Records with drawing code:
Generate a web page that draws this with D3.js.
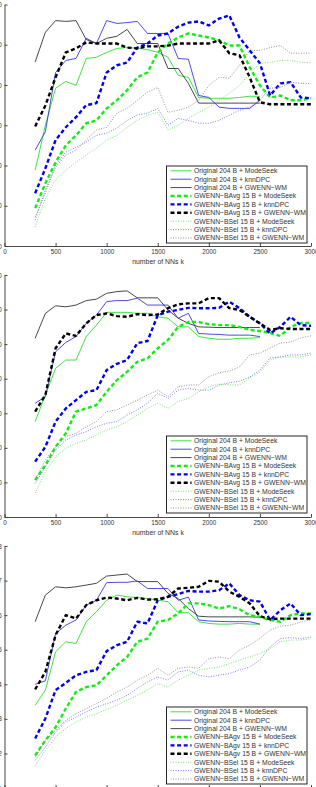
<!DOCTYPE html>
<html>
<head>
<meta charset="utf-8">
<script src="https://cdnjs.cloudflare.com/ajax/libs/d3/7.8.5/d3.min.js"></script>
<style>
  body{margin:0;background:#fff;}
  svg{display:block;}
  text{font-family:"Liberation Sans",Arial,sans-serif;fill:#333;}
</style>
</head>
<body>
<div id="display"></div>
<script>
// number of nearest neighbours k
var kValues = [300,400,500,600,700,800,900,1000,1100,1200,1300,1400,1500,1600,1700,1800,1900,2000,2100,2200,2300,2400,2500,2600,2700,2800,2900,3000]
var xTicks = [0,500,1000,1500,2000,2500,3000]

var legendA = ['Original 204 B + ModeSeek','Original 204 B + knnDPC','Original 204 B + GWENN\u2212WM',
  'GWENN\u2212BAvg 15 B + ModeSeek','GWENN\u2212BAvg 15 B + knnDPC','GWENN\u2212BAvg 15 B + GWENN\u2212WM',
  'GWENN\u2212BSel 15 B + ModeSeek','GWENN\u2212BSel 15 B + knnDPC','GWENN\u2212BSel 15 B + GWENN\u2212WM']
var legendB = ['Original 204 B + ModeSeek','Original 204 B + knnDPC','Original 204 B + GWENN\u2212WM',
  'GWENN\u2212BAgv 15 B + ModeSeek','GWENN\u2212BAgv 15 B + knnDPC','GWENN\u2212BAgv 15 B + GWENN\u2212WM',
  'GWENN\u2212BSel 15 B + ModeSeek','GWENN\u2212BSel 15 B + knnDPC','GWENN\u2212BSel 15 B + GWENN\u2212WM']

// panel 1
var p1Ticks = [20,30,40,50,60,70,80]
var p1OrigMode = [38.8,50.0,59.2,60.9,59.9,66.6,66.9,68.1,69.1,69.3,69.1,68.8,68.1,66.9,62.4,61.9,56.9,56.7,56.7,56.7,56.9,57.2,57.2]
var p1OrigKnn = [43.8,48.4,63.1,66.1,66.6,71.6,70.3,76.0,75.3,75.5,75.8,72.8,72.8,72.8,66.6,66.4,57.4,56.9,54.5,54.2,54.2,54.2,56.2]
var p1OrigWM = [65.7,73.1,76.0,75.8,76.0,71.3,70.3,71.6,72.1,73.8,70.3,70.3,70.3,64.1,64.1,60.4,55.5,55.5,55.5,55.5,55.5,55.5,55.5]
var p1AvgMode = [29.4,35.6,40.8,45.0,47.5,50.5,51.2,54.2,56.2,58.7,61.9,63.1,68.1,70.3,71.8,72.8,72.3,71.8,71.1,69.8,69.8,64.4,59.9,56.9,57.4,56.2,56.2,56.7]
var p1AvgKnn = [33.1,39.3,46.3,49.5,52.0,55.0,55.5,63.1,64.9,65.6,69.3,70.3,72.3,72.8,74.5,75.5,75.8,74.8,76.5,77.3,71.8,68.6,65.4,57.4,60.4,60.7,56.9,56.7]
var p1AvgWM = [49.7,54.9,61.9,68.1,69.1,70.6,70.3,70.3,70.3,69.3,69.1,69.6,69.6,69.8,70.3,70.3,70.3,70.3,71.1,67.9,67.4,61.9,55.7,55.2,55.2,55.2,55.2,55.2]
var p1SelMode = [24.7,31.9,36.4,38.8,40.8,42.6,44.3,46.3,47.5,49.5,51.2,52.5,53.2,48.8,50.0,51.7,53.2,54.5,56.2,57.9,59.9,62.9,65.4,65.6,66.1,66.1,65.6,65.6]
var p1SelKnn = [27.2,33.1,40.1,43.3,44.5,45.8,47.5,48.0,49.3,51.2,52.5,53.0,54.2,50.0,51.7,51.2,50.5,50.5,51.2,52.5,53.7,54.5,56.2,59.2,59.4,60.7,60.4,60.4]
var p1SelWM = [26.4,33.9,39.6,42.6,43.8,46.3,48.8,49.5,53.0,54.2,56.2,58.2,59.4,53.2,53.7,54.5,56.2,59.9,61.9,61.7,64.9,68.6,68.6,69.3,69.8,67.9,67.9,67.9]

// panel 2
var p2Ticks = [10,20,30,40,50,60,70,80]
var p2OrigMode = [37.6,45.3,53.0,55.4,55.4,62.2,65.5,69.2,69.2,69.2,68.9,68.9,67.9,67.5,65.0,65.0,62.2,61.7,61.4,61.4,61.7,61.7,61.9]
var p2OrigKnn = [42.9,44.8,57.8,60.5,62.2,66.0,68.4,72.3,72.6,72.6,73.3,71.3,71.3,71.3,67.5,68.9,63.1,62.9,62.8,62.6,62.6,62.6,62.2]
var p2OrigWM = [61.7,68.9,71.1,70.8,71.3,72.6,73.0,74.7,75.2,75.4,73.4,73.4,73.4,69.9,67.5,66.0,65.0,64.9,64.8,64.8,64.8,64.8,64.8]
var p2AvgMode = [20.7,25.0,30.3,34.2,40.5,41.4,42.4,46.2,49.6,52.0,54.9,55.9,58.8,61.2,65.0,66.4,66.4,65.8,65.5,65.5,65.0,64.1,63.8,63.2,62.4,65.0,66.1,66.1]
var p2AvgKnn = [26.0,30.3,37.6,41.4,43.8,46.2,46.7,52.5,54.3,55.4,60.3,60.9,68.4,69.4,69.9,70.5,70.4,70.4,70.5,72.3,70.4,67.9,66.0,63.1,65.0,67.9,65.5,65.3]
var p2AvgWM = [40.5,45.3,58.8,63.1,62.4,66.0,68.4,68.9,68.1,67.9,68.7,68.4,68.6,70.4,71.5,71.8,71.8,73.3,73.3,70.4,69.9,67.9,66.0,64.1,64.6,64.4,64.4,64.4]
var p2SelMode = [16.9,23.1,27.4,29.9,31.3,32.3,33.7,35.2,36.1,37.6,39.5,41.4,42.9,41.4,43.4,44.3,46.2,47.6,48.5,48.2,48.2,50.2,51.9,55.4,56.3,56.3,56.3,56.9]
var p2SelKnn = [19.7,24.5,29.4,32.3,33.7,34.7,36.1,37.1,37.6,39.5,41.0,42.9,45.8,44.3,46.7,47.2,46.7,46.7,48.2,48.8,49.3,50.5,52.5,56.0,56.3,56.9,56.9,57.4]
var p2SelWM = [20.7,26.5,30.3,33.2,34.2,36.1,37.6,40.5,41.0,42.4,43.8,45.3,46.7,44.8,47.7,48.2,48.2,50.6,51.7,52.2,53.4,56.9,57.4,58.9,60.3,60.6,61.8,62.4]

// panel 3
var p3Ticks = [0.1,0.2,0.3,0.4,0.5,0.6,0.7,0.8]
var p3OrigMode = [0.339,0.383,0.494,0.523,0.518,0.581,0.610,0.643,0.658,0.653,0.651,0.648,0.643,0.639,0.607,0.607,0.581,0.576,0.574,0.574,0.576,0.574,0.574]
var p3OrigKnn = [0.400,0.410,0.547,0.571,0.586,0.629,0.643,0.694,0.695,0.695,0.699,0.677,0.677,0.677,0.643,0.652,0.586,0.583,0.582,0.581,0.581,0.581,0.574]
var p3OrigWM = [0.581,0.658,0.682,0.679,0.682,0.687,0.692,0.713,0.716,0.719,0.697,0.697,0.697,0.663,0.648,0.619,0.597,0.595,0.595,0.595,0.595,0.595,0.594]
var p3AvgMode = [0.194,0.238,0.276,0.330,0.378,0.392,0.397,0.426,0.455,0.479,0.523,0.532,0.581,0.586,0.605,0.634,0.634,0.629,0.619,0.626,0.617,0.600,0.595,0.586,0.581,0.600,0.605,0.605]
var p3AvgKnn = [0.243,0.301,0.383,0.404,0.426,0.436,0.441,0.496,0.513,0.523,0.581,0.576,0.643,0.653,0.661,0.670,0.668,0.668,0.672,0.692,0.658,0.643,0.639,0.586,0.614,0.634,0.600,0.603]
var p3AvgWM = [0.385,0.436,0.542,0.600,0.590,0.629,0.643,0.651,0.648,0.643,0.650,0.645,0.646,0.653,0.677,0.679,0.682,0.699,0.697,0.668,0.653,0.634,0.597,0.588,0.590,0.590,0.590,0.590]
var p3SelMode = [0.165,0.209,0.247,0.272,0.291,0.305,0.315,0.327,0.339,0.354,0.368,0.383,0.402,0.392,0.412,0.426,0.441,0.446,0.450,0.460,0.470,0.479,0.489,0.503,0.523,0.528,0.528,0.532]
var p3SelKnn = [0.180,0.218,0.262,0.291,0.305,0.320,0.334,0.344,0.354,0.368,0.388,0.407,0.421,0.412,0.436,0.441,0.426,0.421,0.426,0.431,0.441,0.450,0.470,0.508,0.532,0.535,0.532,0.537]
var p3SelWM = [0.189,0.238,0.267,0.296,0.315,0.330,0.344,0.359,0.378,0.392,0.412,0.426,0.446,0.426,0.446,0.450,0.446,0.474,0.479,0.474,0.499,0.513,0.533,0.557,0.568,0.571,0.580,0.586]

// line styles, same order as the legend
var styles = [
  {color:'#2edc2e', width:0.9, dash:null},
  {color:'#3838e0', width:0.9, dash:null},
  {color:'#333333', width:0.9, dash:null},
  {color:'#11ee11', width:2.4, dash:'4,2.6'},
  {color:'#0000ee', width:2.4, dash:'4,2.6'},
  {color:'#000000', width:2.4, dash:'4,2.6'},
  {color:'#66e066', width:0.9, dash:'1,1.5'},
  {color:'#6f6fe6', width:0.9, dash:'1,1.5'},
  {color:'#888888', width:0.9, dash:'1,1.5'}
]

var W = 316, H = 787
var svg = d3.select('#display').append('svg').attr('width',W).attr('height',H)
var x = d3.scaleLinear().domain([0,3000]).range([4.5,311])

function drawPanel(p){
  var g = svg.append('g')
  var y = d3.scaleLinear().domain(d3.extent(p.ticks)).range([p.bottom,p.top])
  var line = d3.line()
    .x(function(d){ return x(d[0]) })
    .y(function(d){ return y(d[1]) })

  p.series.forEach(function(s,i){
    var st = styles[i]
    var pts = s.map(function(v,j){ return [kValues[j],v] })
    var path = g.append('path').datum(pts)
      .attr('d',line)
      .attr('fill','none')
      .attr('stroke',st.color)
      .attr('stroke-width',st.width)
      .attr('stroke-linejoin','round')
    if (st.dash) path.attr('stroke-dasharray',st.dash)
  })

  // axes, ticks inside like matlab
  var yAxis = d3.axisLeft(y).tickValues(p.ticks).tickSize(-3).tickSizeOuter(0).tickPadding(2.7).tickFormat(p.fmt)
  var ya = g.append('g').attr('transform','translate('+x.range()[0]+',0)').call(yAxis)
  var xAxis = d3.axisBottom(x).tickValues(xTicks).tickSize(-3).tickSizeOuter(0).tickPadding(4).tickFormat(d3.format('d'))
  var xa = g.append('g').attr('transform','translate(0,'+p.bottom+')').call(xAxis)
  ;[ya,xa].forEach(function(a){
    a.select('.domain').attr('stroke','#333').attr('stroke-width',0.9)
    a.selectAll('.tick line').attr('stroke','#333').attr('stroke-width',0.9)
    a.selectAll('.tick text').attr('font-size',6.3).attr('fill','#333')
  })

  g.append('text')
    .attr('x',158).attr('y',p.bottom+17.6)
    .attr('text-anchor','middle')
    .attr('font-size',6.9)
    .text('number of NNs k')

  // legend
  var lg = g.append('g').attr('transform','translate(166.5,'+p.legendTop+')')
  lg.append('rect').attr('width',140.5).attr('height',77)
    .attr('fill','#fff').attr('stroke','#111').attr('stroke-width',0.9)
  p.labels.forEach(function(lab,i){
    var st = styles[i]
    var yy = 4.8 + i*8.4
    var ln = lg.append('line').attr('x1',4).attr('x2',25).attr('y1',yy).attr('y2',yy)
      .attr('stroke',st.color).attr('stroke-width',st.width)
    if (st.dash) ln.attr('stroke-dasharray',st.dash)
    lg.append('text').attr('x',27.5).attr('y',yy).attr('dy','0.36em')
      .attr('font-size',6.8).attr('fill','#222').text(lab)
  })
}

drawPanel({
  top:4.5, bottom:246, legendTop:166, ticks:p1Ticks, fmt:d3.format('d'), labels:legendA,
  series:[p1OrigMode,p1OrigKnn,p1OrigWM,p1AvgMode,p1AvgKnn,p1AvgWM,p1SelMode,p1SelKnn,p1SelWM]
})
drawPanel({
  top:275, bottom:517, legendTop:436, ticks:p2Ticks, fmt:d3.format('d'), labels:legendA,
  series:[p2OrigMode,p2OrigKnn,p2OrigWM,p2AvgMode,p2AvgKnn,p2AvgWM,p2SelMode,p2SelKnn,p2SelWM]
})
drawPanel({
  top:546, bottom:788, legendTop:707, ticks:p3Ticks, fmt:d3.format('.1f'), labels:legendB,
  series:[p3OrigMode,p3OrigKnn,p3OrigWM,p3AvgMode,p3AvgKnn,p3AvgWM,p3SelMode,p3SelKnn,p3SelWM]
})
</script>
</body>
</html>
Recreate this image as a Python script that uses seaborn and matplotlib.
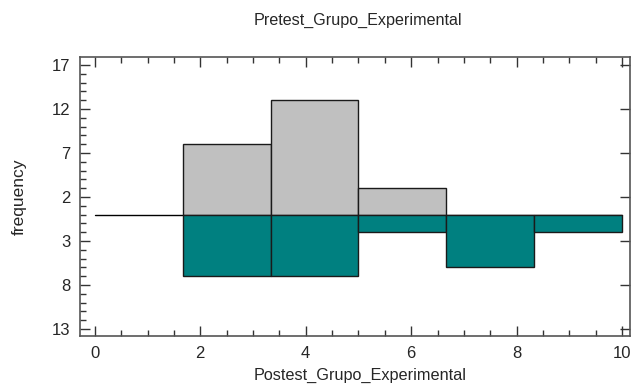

** What the task requires **
Look for "script" and pull out every line that has it.

** Exercise output **
<script src="https://cdnjs.cloudflare.com/ajax/libs/d3/7.8.5/d3.min.js"></script>
<script>
</script>
Recreate this image as a Python script that uses seaborn and matplotlib.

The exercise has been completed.